Institutions like Vanguard and Goldman Sachs have recently predicted that bonds might outperform stocks over the next decade. BofA's analysis also indicates that the current market is at a strategic entry point for bonds. They recommend investors build a low-risk bond portfolio, including three-month Treasury securities, 30-year bonds, investment-grade corporate bonds, high-yield bonds, and emerging market debt. This portfolio currently yields about 5.7%, and if bond yields drop by one percentage point, the annual return could reach 12%.

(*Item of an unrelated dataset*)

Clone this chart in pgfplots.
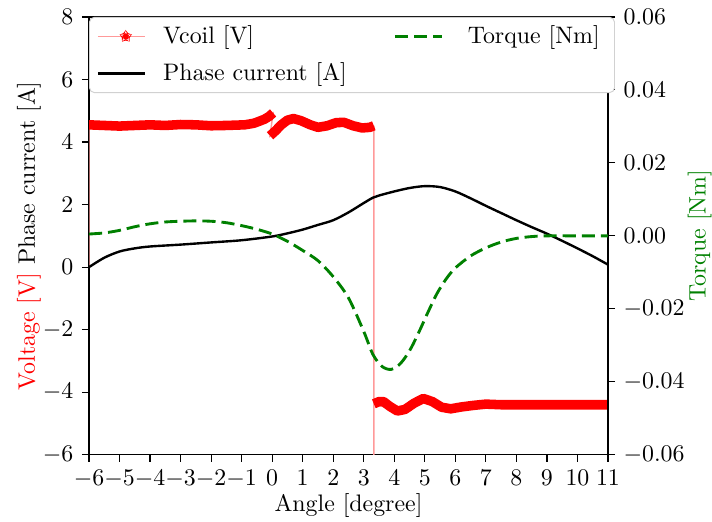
\documentclass[border=0pt]{standalone}
\usepackage{pgfplots}
\pgfplotsset{compat=1.18}
\usetikzlibrary{shapes.geometric}
\definecolor{mplgreen}{RGB}{0,128,0}
\begin{document}
\begin{tikzpicture}
\pgfplotsset{
  common/.style={width=217.5pt,height=183.5pt,scale only axis,xmin=-6,xmax=11,clip=true,
    tick align=outside,major tick length=3pt,
    every tick/.style={black,line width=0.5pt},axis line style={line width=0.5pt}},
}
\begin{axis}[common, ymin=-6, ymax=8, tick pos=left,
  xtick={-6,-5,...,11}, ytick={-6,-4,...,8},
  xlabel={Angle [degree]}, xlabel shift=-4.5pt,
  ylabel={{\color{red}Voltage [V]} Phase current [A]}, ylabel shift=-6pt,
]
\coordinate (SW) at (rel axis cs:0,0);
\coordinate (NE) at (rel axis cs:1,1);
% thin Vcoil line
\addplot[red!40, line width=0.6pt, no marks] coordinates {
(-6,0)(-6,4.55)(-5,4.52)(-4,4.55)(-3,4.55)(-2,4.52)(-1,4.55)(-0.46,4.65)(0.03,4.93)
(-0.07,4.2)(0.3,4.55)(0.7,4.75)(1.5,4.47)(2.3,4.63)(2.95,4.45)(3.33,4.5)
(3.33,-12)(3.33,-4.37)(4.1,-4.6)(4.95,-4.2)(5.85,-4.53)(7,-4.38)(11,-4.4)(11,0)};
% thick pieces (dense markers)
\addplot[red, line width=4pt, no marks, line join=round] coordinates {
(-6,4.55)(-5.5,4.53)(-5,4.51)(-4.5,4.53)(-4,4.55)(-3.5,4.53)(-3,4.56)(-2.5,4.55)(-2,4.52)
(-1.5,4.53)(-0.9,4.55)(-0.6,4.6)(-0.46,4.65)(-0.25,4.73)(-0.1,4.82)(0.03,4.93)};
\addplot[red, line width=4pt, no marks, line join=round] coordinates {
(-0.07,4.2)(0.1,4.35)(0.3,4.55)(0.5,4.7)(0.7,4.75)(0.95,4.68)(1.25,4.55)(1.5,4.47)(1.8,4.52)
(2.1,4.62)(2.35,4.63)(2.65,4.52)(2.95,4.45)(3.2,4.47)(3.33,4.52)};
\addplot[red, line width=4pt, no marks, line join=round] coordinates {
(3.33,-4.37)(3.5,-4.3)(3.65,-4.3)(3.85,-4.45)(4.1,-4.6)(4.35,-4.55)(4.65,-4.35)(4.95,-4.2)
(5.25,-4.3)(5.55,-4.48)(5.85,-4.53)(6.2,-4.47)(6.6,-4.42)(7,-4.38)(7.5,-4.4)(8,-4.4)(9,-4.4)(10,-4.4)(11,-4.4)};
% phase current
\addplot[black, line width=1pt, no marks, smooth] coordinates {
(-6,0)(-5.5,0.3)(-5,0.5)(-4.5,0.6)(-4,0.66)(-3,0.72)(-2,0.79)(-1,0.86)(0,0.98)(0.5,1.08)
(1,1.2)(1.5,1.35)(2,1.5)(2.5,1.75)(3,2.05)(3.3,2.22)(3.5,2.29)(4,2.42)(4.5,2.53)(5,2.59)
(5.5,2.56)(6,2.42)(6.5,2.2)(7,1.96)(7.5,1.73)(8,1.5)(8.5,1.28)(9,1.07)(9.5,0.84)(10,0.6)(10.5,0.35)(11,0.08)};
\end{axis}
\begin{axis}[common, ymin=-0.06, ymax=0.06, axis x line=none, axis y line*=right,
  ytick={-0.06,-0.04,-0.02,0,0.02,0.04,0.06}, scaled y ticks=false,
  yticklabel style={/pgf/number format/fixed,/pgf/number format/fixed zerofill,/pgf/number format/precision=2},
  ylabel={Torque [Nm]}, ylabel style={color=mplgreen}, ylabel shift=-5.5pt,
  legend image code/.code={\draw[#1] (0cm,0cm) -- (0.7cm,0cm);},
  legend columns=2,
  legend cell align=left,
  legend style={at={(0,1)}, anchor=north west, draw=black!18, rounded corners=2pt, fill=white,
    row sep=2.5pt, inner ysep=1.5pt, inner xsep=3pt},
]
\addlegendimage{legend image code/.code={\draw[red!40,line width=0.6pt](0cm,0cm)--(0.7cm,0cm);
  \node[star,star points=5,star point ratio=2.4,fill=red,draw=none,inner sep=0pt,minimum size=5pt] at (0.35cm,0cm) {};}}
\addlegendentry{\makebox[99.5pt][l]{\hspace{5pt}Vcoil [V]}}
\addplot[mplgreen, line width=1.2pt, dash pattern=on 5.5pt off 2.5pt, no marks, smooth] coordinates {
(-6,0.0005)(-5.5,0.0008)(-5,0.0015)(-4.5,0.0025)(-4,0.0033)(-3.5,0.0038)(-3,0.004)(-2.5,0.0041)
(-2,0.004)(-1.5,0.0036)(-1,0.0028)(-0.5,0.0018)(0,0.0005)(0.5,-0.0015)(1,-0.004)(1.5,-0.0068)
(2,-0.0112)(2.5,-0.017)(3,-0.0262)(3.3,-0.0325)(3.6,-0.0358)(3.9,-0.0366)(4.2,-0.035)
(4.5,-0.0315)(4.8,-0.0265)(5.1,-0.021)(5.4,-0.0158)(5.7,-0.0118)
(6,-0.0088)(6.5,-0.0055)(7,-0.0033)(7.5,-0.0017)(8,-0.0007)(8.5,-0.0002)(9,0)(10,0)(11,0)};
\addlegendentry{\makebox[64.5pt][l]{\hspace{8pt}Torque [Nm]}}
\addlegendimage{black, line width=1pt}
\addlegendentry{\hspace{5pt}Phase current [A]\rule[-7.5pt]{0pt}{1pt}}
\end{axis}
\pgfresetboundingbox
\path[use as bounding box] ([xshift=-37.3pt,yshift=-28.1pt]SW) rectangle ([xshift=43.6pt,yshift=7.1pt]NE);
\end{tikzpicture}
\end{document}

Diversity of investment strategies
For investors cautious about relying on interest rate trends, bonds still offer their traditional role of stabilizing stock volatility. The decline in short-term rates provides some comfort, but the persistent rise in long-term rates remains a risk that cannot be ignored. Some investors may reduce their bond allocations in favor of stocks and cash instruments, which currently offer returns comparable to long-term bonds with higher liquidity.
Nonetheless, investors should maintain enough short-term assets to handle potential economic downturns or employment market crises. This strategy provides greater flexibility under current market conditions while leaving room for potential future gains.
The performance of the U.S. government bond market is attracting increasing attention. With the uncertainty of interest rate trends and persistently high stock valuations, the bond market might become one of the crucial investment areas for the next decade. However, when making decisions, investors should fully consider their own risk tolerance and investment objectives.